Market risk arises primarily in UBS’s trading activities, which are mainly in the Investment Bank, with limited activity in the wealth management business to facilitate private client business, and in asset management through investments in support of the alternative and quantitative investments business. Additionally, the Treasury department assumes market risk through its balance sheet and capital management responsibilities.
Conditions were challenging at the beginning of third quarter following the market correction in May and June. Sentiment improved in August as oil prices fell, the outlook for corporate profits improved and inflation fears eased, supported by the pause in interest rate increases by the US Federal Reserve. Market risk for the Investment Bank, as measured by the average 10-day 99% confidence Value at Risk (VaR), increased to CHF 453 million in third quarter 2006 from CHF 408 million in second quarter. VaR was reduced towards the end of the quarter to CHF 398 million, only slightly higher than the previous quarter-end level of CHF 390 million.
Interest rate risk was again the largest contributor to overall Investment Bank VaR, averaging CHF 523 million in third quarter 2006, up from CHF 394 million in second quarter. Quarter-end VaR rose to CHF 484 million from CHF 402 million. Interest rate exposure consists of both exposure to the level and shape of interest rate curves and exposure to credit spreads. In third quarter, as in previous quarters, the dominant component of interest rate VaR was credit spread exposure, but exposures to US dollar and, to a lesser extent, euro interest rates were the primary drivers of the changes in interest rate VaR during the quarter.
Average equities VaR for the quarter was CHF 162 million, down from CHF 208 million in the previous quarter, but similar to levels seen in the latter part of second quarter. Quarter-end VaR was broadly unchanged at CHF 161 million from CHF 159 million.
The standalone 99% confidence VaRs for the separate risk types such as equities and interest rates shown in the table are usually generated by different market events in the historical time series and therefore cannot simply be added. Throughout the quarter, risk factor moves and market events producing the 99% confidence interest rate VaR were typically accompanied by equities market moves which would have generated offsetting gains on our portfolio.

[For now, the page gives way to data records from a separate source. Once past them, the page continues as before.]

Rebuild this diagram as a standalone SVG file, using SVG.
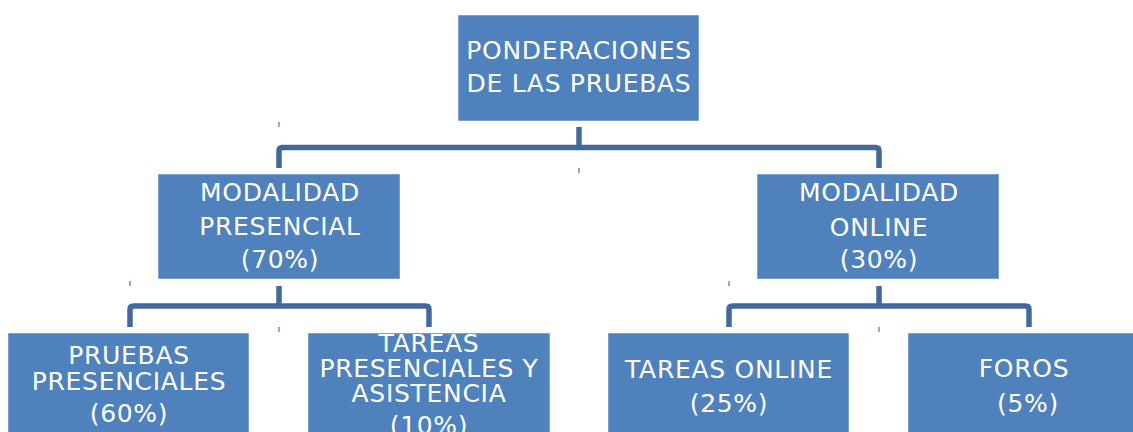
<svg xmlns="http://www.w3.org/2000/svg" width="1133" height="432" viewBox="0 0 1133 432">
<style>
.box{fill:#4f81bd;stroke:#ffffff;stroke-opacity:0.5;stroke-width:1}
.t{font-family:"DejaVu Sans","Verdana",sans-serif;font-size:25px;letter-spacing:0.7px;fill:#ffffff;text-anchor:middle}
.c{fill:none;stroke:#41699b;stroke-width:5.5;stroke-linejoin:round}
.tick{stroke:#6f8fbf;stroke-width:1.5}
</style>
<rect width="1133" height="432" fill="#ffffff"/>
<g id="connectors">
<path class="c" d="M579 127 V147.5"/>
<path class="c" d="M279 168 V151 Q279 147.5 282.5 147.5 H875.5 Q879 147.5 879 151 V168"/>
<path class="c" d="M279 286 V306"/>
<path class="c" d="M130 327 V309.5 Q130 306 133.5 306 H425.5 Q429 306 429 309.5 V327"/>
<path class="c" d="M879 286 V306"/>
<path class="c" d="M729 327 V309.5 Q729 306 732.5 306 H1025.5 Q1029 306 1029 309.5 V327"/>
<line class="tick" x1="279" y1="122" x2="279" y2="127"/>
<line class="tick" x1="579" y1="168" x2="579" y2="173"/>
<line class="tick" x1="130" y1="281" x2="130" y2="286"/>
<line class="tick" x1="279" y1="327" x2="279" y2="332"/>
<line class="tick" x1="729" y1="281" x2="729" y2="286"/>
<line class="tick" x1="879" y1="327" x2="879" y2="332"/>
</g>
<g id="root">
<rect class="box" x="458" y="15" width="241" height="106"/>
<text class="t" x="579" y="59">PONDERACIONES</text>
<text class="t" x="579" y="92">DE LAS PRUEBAS</text>
</g>
<g id="presencial">
<rect class="box" x="158" y="174" width="242" height="105"/>
<text class="t" x="280" y="201">MODALIDAD</text>
<text class="t" x="280" y="235">PRESENCIAL</text>
<text class="t" x="280" y="268">(70%)</text>
</g>
<g id="online">
<rect class="box" x="757" y="174" width="242" height="105"/>
<text class="t" x="879" y="201">MODALIDAD</text>
<text class="t" x="879" y="236">ONLINE</text>
<text class="t" x="879" y="268">(30%)</text>
</g>
<g id="pruebas">
<rect class="box" x="8" y="333" width="241" height="110"/>
<text class="t" x="129" y="364">PRUEBAS</text>
<text class="t" x="129" y="390">PRESENCIALES</text>
<text class="t" x="129" y="422">(60%)</text>
</g>
<g id="tareas-presenciales">
<rect class="box" x="308" y="333" width="242" height="110"/>
<text class="t" x="429" y="352">TAREAS</text>
<text class="t" x="429" y="377">PRESENCIALES Y</text>
<text class="t" x="429" y="402">ASISTENCIA</text>
<text class="t" x="429" y="434">(10%)</text>
</g>
<g id="tareas-online">
<rect class="box" x="608" y="333" width="241" height="110"/>
<text class="t" x="729" y="378">TAREAS ONLINE</text>
<text class="t" x="729" y="412">(25%)</text>
</g>
<g id="foros">
<rect class="box" x="908" y="333" width="242" height="110"/>
<text class="t" x="1024" y="377">FOROS</text>
<text class="t" x="1028" y="412">(5%)</text>
</g>
</svg>
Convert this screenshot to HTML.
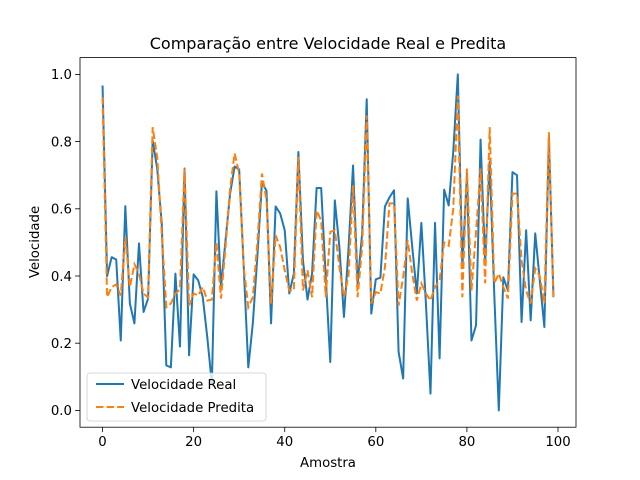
<!DOCTYPE html>
<html><head><meta charset="utf-8"><style>
html,body{margin:0;padding:0;background:#fff;}
svg{display:block;font-family:"DejaVu Sans","Liberation Sans",sans-serif;}
</style></head><body>
<svg id="chart" width="640" height="480" viewBox="0 0 640 480">
<rect width="640" height="480" fill="#fff"/>
<text x="328" y="49" text-anchor="middle" font-size="16" fill="#000">Comparação entre Velocidade Real e Predita</text>
<g id="plot"></g>
<rect x="80" y="57.6" width="496" height="369.6" fill="none" stroke="#000" stroke-width="0.8"/>
<text x="328" y="467" text-anchor="middle" font-size="13.3">Amostra</text>
<text transform="translate(39,242) rotate(-90)" text-anchor="middle" font-size="13.3">Velocidade</text>
<g>
<rect x="87" y="373" width="179" height="48" rx="3" fill="#fff" fill-opacity="0.8" stroke="#ccc" stroke-width="0.8"/>
<g>
<line x1="96" y1="384" x2="124" y2="384" stroke="#1f77b4" stroke-width="2"/>
<text x="131" y="389" font-size="13.3">Velocidade Real</text></g>
<g>
<line x1="96" y1="407" x2="124" y2="407" stroke="#ff7f0e" stroke-width="2" stroke-dasharray="7.4,3.2"/>
<text x="131" y="412" font-size="13.3">Velocidade Predita</text></g>
</g>
</svg>
<script>
const real = [0.967,0.40,0.456,0.449,0.208,0.608,0.318,0.259,0.497,0.293,0.333,0.803,0.72,0.556,0.134,0.128,0.407,0.19,0.72,0.164,0.405,0.387,0.337,0.217,0.08,0.652,0.367,0.506,0.645,0.726,0.717,0.426,0.128,0.26,0.46,0.68,0.653,0.259,0.607,0.586,0.536,0.348,0.407,0.769,0.446,0.33,0.407,0.662,0.662,0.397,0.144,0.625,0.486,0.278,0.48,0.729,0.378,0.527,0.926,0.288,0.39,0.395,0.607,0.634,0.655,0.174,0.095,0.631,0.486,0.348,0.558,0.318,0.05,0.558,0.155,0.657,0.61,0.77,1.0,0.426,0.705,0.208,0.253,0.806,0.44,0.74,0.348,0.0,0.396,0.357,0.709,0.7,0.263,0.536,0.268,0.527,0.387,0.248,0.81,0.337];
const pred = [0.932,0.337,0.367,0.375,0.342,0.516,0.367,0.435,0.407,0.348,0.336,0.843,0.754,0.527,0.307,0.318,0.348,0.36,0.72,0.312,0.348,0.342,0.367,0.327,0.33,0.5,0.333,0.486,0.66,0.765,0.705,0.426,0.307,0.337,0.5,0.705,0.625,0.318,0.521,0.486,0.417,0.357,0.357,0.754,0.357,0.417,0.337,0.595,0.565,0.337,0.531,0.536,0.426,0.337,0.4,0.67,0.337,0.486,0.878,0.318,0.352,0.348,0.426,0.616,0.616,0.312,0.397,0.506,0.407,0.327,0.378,0.348,0.327,0.367,0.387,0.5,0.49,0.6,0.937,0.337,0.72,0.357,0.531,0.72,0.378,0.843,0.378,0.407,0.367,0.333,0.645,0.645,0.446,0.357,0.318,0.422,0.4,0.318,0.828,0.333];
const xTicks = [0,20,40,60,80,100];
const yTicks = [0.0,0.2,0.4,0.6,0.8,1.0];
const NS = "http://www.w3.org/2000/svg";
const L=80,R=576,T=57.6,B=427.2;
const xMin=-4.95,xMax=103.95,yMin=-0.05,yMax=1.05;
function sx(v){return L+(v-xMin)/(xMax-xMin)*(R-L);}
function sy(v){return B-(v-yMin)/(yMax-yMin)*(B-T);}
const plot=document.getElementById('plot');
function mk(tag,attrs){const e=document.createElementNS(NS,tag);for(const k in attrs)e.setAttribute(k,attrs[k]);return e;}
xTicks.forEach(t=>{
  const g=mk('g',{});
  
  
  g.appendChild(mk('line',{x1:sx(t),x2:sx(t),y1:B,y2:B+4.9,stroke:'#000','stroke-width':0.8}));
  const tx=mk('text',{x:sx(t),y:B+19,'text-anchor':'middle','font-size':13.3});
  tx.textContent=String(t);g.appendChild(tx);plot.appendChild(g);
});
yTicks.forEach(t=>{
  const g=mk('g',{});
  
  
  g.appendChild(mk('line',{x1:L-4.9,x2:L,y1:sy(t),y2:sy(t),stroke:'#000','stroke-width':0.8}));
  const tx=mk('text',{x:L-8,y:sy(t)+4.8,'text-anchor':'end','font-size':13.3});
  tx.textContent=t.toFixed(1);g.appendChild(tx);plot.appendChild(g);
});
function pts(arr){return arr.map((v,i)=>sx(i).toFixed(2)+','+sy(v).toFixed(2)).join(' ');}
const lr=mk('polyline',{points:pts(real),fill:'none',stroke:'#1f77b4','stroke-width':2,'stroke-linejoin':'round'});


plot.appendChild(lr);
const lp=mk('polyline',{points:pts(pred),fill:'none',stroke:'#ff7f0e','stroke-width':2,'stroke-dasharray':'7.4,3.2'});


plot.appendChild(lp);
</script>
</body></html>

This has resulted in the relatively large diversification effect shown in the table (which is simply the difference between the sum of the standalone VaRs across all risk types, and the VaR calculated for the Investment Bank as a whole). It also explains why total Investment Bank VaR is lower than interest rate VaR.
Market risk for UBS broadly followed Investment Bank VaR. Average VaR was CHF 464 million in third quarter, up from CHF 414 million in second quarter, while quarter-end VaR increased only slightly to CHF 398 million from CHF 396 million at the end of the previous quarter.
‘Backtesting’ compares 1-day VaR calculated on positions at the close of each business day with the actual revenues arising on those positions on the next business day (excluding intraday trading revenues, fees and commissions), and is used to monitor the quality of the VaR model. The graph below shows these two time series over the last 12 months for positions subject to market risk regulatory capital based on the VaR model. There were no backtesting exceptions.
We also routinely assess, actively manage, and control tail risks against a standard set of forward-looking stress scenarios, supplemented by specific scenarios targeting individual sectors or current concerns, such as widening credit spreads or increased energy market volatility. Stress events modeled in our standard scenarios include crises in equity, corporate bond and emerging markets, and severe movements in currency, interest rate and energy markets. These scenarios are reviewed regularly and adjusted as necessary. Stress loss exposure for the Investment Bank fluctuated over the quarter within approved limits.
VaR and stress measures control our overall portfolio exposure but we also apply concentration controls on exposure to individual market risk variables, such as individual equity markets, individual currency interest and foreign exchange rates, and single name issuers. The diversification of risks and avoidance of undue concentrations remain key pillars of our risk control process.